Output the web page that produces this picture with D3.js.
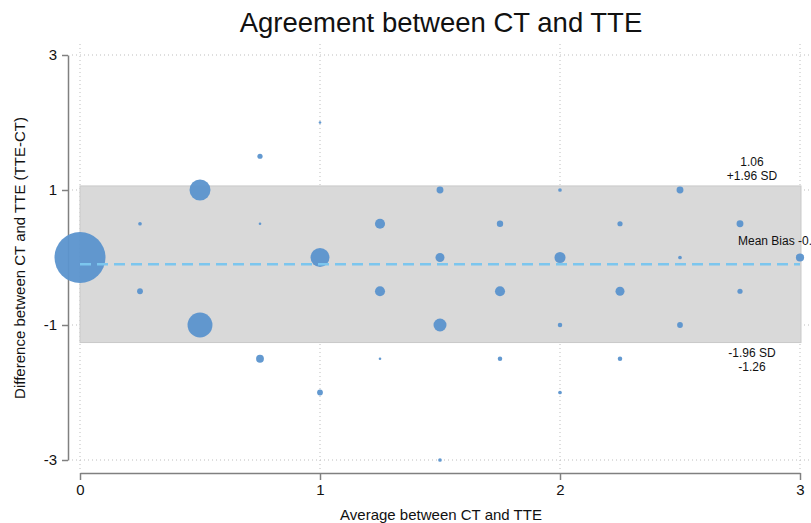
<!DOCTYPE html>
<html>
<head>
    <meta charset="utf-8">
    <style>
        body { margin: 0; background: #fff; }
        svg { display: block; font-family: 'Liberation Sans', Arial, Helvetica, sans-serif; }
        .grid line { stroke: #bdbdbd; stroke-dasharray: 1 3; }
        .axis .domain, .axis .tick line { stroke: #808080; stroke-width: 1.5; }
        .axis .tick text { fill: #111; font-size: 15px; }
    </style>
</head>
<body>
    <svg width="811" height="523"></svg>

<script src="https://d3js.org/d3.v7.min.js"></script>
<script>
    // average of the two methods (x), difference TTE-CT (y), number of patients at that point
    let avgVals  = [0, 0.25, 0.25, 0.5, 0.5, 0.75, 0.75, 0.75, 1, 1, 1, 1.25, 1.25, 1.25, 1.5, 1.5, 1.5, 1.5,
                    1.75, 1.75, 1.75, 2, 2, 2, 2, 2.25, 2.25, 2.25, 2.5, 2.5, 2.5, 2.75, 2.75, 3];
    let diffVals = [0, 0.5, -0.5, 1, -1, 1.5, 0.5, -1.5, 2, 0, -2, 0.5, -0.5, -1.5, 1, 0, -1, -3,
                    0.5, -0.5, -1.5, 1, 0, -1, -2, 0.5, -0.5, -1.5, 1, 0, -1, 0.5, -0.5, 0];
    let counts   = [385, 2, 5, 65, 92, 4, 1, 9, 1, 53, 5, 15, 15, 1, 7, 12, 25, 2,
                    6, 15, 3, 2, 18, 3, 2, 4, 12, 3, 7, 2, 5, 7, 4, 10];

    let meanBias = -0.10;
    let upperLoA = 1.06;
    let lowerLoA = -1.26;

    let xTicks = [0, 1, 2, 3];
    let yTicks = [-3, -1, 1, 3];

    let data = avgVals.map((a, i) => ({ avg: a, diff: diffVals[i], n: counts[i] }));

    let svg = d3.select("svg");

    let x = d3.scaleLinear().domain([0, 3]).range([80, 800]);
    let y = d3.scaleLinear().domain([-3, 3]).range([460, 55]);
    let r = d3.scaleSqrt().domain([0, d3.max(counts)]).range([0, 25.5]);

    // dotted grid
    let grid = svg.append("g").attr("class", "grid");
    grid.selectAll(".gx").data(xTicks).join("line")
        .attr("x1", d => x(d)).attr("x2", d => x(d))
        .attr("y1", 44).attr("y2", 470);
    grid.selectAll(".gy").data(yTicks).join("line")
        .attr("x1", 72).attr("x2", 811)
        .attr("y1", d => y(d)).attr("y2", d => y(d));

    // limits of agreement band
    svg.append("rect")
        .attr("x", x(0))
        .attr("y", y(upperLoA))
        .attr("width", x(3) - x(0) + 1)
        .attr("height", y(lowerLoA) - y(upperLoA))
        .attr("fill", "#d9d9d9")
        .attr("stroke", "#c9c9c9");

    // axes
    svg.append("g")
        .attr("class", "axis")
        .attr("transform", "translate(68,0)")
        .call(d3.axisLeft(y).tickValues(yTicks).tickFormat(d => String(d)).tickSize(6).tickSizeOuter(0).tickPadding(5));

    svg.append("g")
        .attr("class", "axis")
        .attr("transform", "translate(0,473)")
        .call(d3.axisBottom(x).tickValues(xTicks).tickFormat(d => String(d)).tickSize(7).tickSizeOuter(0).tickPadding(4));

    // bubbles
    svg.append("g")
        .selectAll("circle")
        .data(data.sort((a, b) => b.n - a.n))
        .join("circle")
        .attr("cx", d => x(d.avg))
        .attr("cy", d => y(d.diff))
        .attr("r", d => r(d.n))
        .attr("fill", "#5b93cd")
        .attr("fill-opacity", 0.95);

    // mean bias line
    svg.append("line")
        .attr("x1", x(0)).attr("x2", x(3))
        .attr("y1", y(meanBias)).attr("y2", y(meanBias))
        .attr("stroke", "#7cc6ee")
        .attr("stroke-width", 2.5)
        .attr("stroke-dasharray", "11 6");

    // annotations
    let ann = svg.append("g").attr("font-size", "12px").attr("fill", "#111");
    ann.append("text").attr("x", 752).attr("y", y(upperLoA) - 20).attr("text-anchor", "middle").text(upperLoA.toFixed(2));
    ann.append("text").attr("x", 752).attr("y", y(upperLoA) - 6).attr("text-anchor", "middle").text("+1.96 SD");
    ann.append("text").attr("x", 752).attr("y", y(lowerLoA) + 14).attr("text-anchor", "middle").text("-1.96 SD");
    ann.append("text").attr("x", 752).attr("y", y(lowerLoA) + 28).attr("text-anchor", "middle").text(lowerLoA.toFixed(2));
    ann.append("text").attr("x", 738).attr("y", y(meanBias) - 19).text("Mean Bias " + meanBias.toFixed(1));

    // titles
    svg.append("text")
        .attr("x", 441).attr("y", 32)
        .attr("text-anchor", "middle")
        .attr("font-size", "27.5px")
        .attr("fill", "#111")
        .text("Agreement between CT and TTE");

    svg.append("text")
        .attr("x", 441).attr("y", 520)
        .attr("text-anchor", "middle")
        .attr("font-size", "15px")
        .attr("fill", "#111")
        .text("Average between CT and TTE");

    svg.append("text")
        .attr("transform", "translate(25,258) rotate(-90)")
        .attr("text-anchor", "middle")
        .attr("font-size", "15px")
        .attr("fill", "#111")
        .text("Difference between CT and TTE (TTE-CT)");
</script>
</body>
</html>
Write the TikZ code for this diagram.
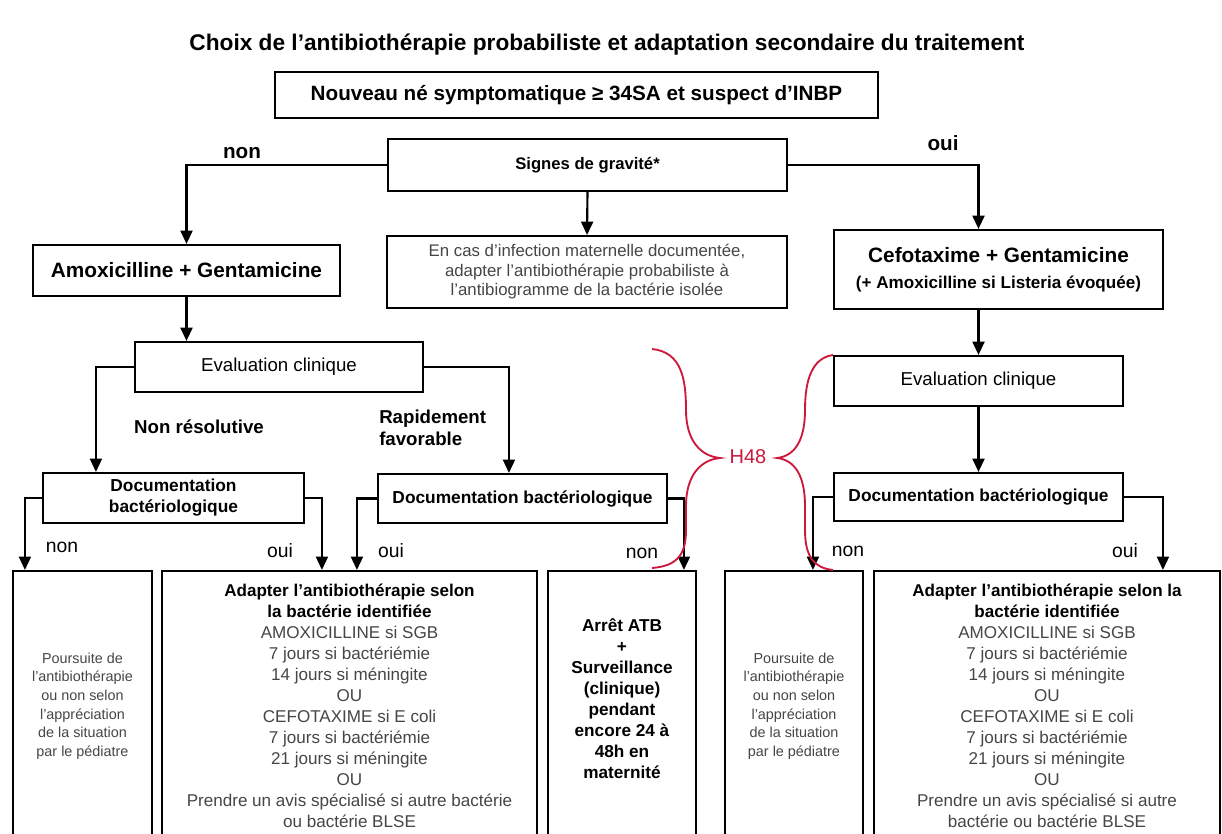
------------------------------------------------------------
**Brief**
Reproduce the entries above word for word. Pictures stay out.

**Correct output**
Output the web page that produces this picture with D3.js.
<!DOCTYPE html>
<html>
<head>
    <meta charset="utf-8">
    <style>
        body { margin: 0; background: #fff; }
        svg { display: block; font-family: 'Liberation Sans', Arial, Helvetica, sans-serif; }
        .grid line { stroke: #bdbdbd; stroke-dasharray: 1 3; }
        .axis .domain, .axis .tick line { stroke: #808080; stroke-width: 1.5; }
        .axis .tick text { fill: #111; font-size: 15px; }
    </style>
</head>
<body>
    <svg width="811" height="523"></svg>

<script src="https://d3js.org/d3.v7.min.js"></script>
<script>
    // average of the two methods (x), difference TTE-CT (y), number of patients at that point
    let avgVals  = [0, 0.25, 0.25, 0.5, 0.5, 0.75, 0.75, 0.75, 1, 1, 1, 1.25, 1.25, 1.25, 1.5, 1.5, 1.5, 1.5,
                    1.75, 1.75, 1.75, 2, 2, 2, 2, 2.25, 2.25, 2.25, 2.5, 2.5, 2.5, 2.75, 2.75, 3];
    let diffVals = [0, 0.5, -0.5, 1, -1, 1.5, 0.5, -1.5, 2, 0, -2, 0.5, -0.5, -1.5, 1, 0, -1, -3,
                    0.5, -0.5, -1.5, 1, 0, -1, -2, 0.5, -0.5, -1.5, 1, 0, -1, 0.5, -0.5, 0];
    let counts   = [385, 2, 5, 65, 92, 4, 1, 9, 1, 53, 5, 15, 15, 1, 7, 12, 25, 2,
                    6, 15, 3, 2, 18, 3, 2, 4, 12, 3, 7, 2, 5, 7, 4, 10];

    let meanBias = -0.10;
    let upperLoA = 1.06;
    let lowerLoA = -1.26;

    let xTicks = [0, 1, 2, 3];
    let yTicks = [-3, -1, 1, 3];

    let data = avgVals.map((a, i) => ({ avg: a, diff: diffVals[i], n: counts[i] }));

    let svg = d3.select("svg");

    let x = d3.scaleLinear().domain([0, 3]).range([80, 800]);
    let y = d3.scaleLinear().domain([-3, 3]).range([460, 55]);
    let r = d3.scaleSqrt().domain([0, d3.max(counts)]).range([0, 25.5]);

    // dotted grid
    let grid = svg.append("g").attr("class", "grid");
    grid.selectAll(".gx").data(xTicks).join("line")
        .attr("x1", d => x(d)).attr("x2", d => x(d))
        .attr("y1", 44).attr("y2", 470);
    grid.selectAll(".gy").data(yTicks).join("line")
        .attr("x1", 72).attr("x2", 811)
        .attr("y1", d => y(d)).attr("y2", d => y(d));

    // limits of agreement band
    svg.append("rect")
        .attr("x", x(0))
        .attr("y", y(upperLoA))
        .attr("width", x(3) - x(0) + 1)
        .attr("height", y(lowerLoA) - y(upperLoA))
        .attr("fill", "#d9d9d9")
        .attr("stroke", "#c9c9c9");

    // axes
    svg.append("g")
        .attr("class", "axis")
        .attr("transform", "translate(68,0)")
        .call(d3.axisLeft(y).tickValues(yTicks).tickFormat(d => String(d)).tickSize(6).tickSizeOuter(0).tickPadding(5));

    svg.append("g")
        .attr("class", "axis")
        .attr("transform", "translate(0,473)")
        .call(d3.axisBottom(x).tickValues(xTicks).tickFormat(d => String(d)).tickSize(7).tickSizeOuter(0).tickPadding(4));

    // bubbles
    svg.append("g")
        .selectAll("circle")
        .data(data.sort((a, b) => b.n - a.n))
        .join("circle")
        .attr("cx", d => x(d.avg))
        .attr("cy", d => y(d.diff))
        .attr("r", d => r(d.n))
        .attr("fill", "#5b93cd")
        .attr("fill-opacity", 0.95);

    // mean bias line
    svg.append("line")
        .attr("x1", x(0)).attr("x2", x(3))
        .attr("y1", y(meanBias)).attr("y2", y(meanBias))
        .attr("stroke", "#7cc6ee")
        .attr("stroke-width", 2.5)
        .attr("stroke-dasharray", "11 6");

    // annotations
    let ann = svg.append("g").attr("font-size", "12px").attr("fill", "#111");
    ann.append("text").attr("x", 752).attr("y", y(upperLoA) - 20).attr("text-anchor", "middle").text(upperLoA.toFixed(2));
    ann.append("text").attr("x", 752).attr("y", y(upperLoA) - 6).attr("text-anchor", "middle").text("+1.96 SD");
    ann.append("text").attr("x", 752).attr("y", y(lowerLoA) + 14).attr("text-anchor", "middle").text("-1.96 SD");
    ann.append("text").attr("x", 752).attr("y", y(lowerLoA) + 28).attr("text-anchor", "middle").text(lowerLoA.toFixed(2));
    ann.append("text").attr("x", 738).attr("y", y(meanBias) - 19).text("Mean Bias " + meanBias.toFixed(1));

    // titles
    svg.append("text")
        .attr("x", 441).attr("y", 32)
        .attr("text-anchor", "middle")
        .attr("font-size", "27.5px")
        .attr("fill", "#111")
        .text("Agreement between CT and TTE");

    svg.append("text")
        .attr("x", 441).attr("y", 520)
        .attr("text-anchor", "middle")
        .attr("font-size", "15px")
        .attr("fill", "#111")
        .text("Average between CT and TTE");

    svg.append("text")
        .attr("transform", "translate(25,258) rotate(-90)")
        .attr("text-anchor", "middle")
        .attr("font-size", "15px")
        .attr("fill", "#111")
        .text("Difference between CT and TTE (TTE-CT)");
</script>
</body>
</html>
Write the TikZ code for this diagram.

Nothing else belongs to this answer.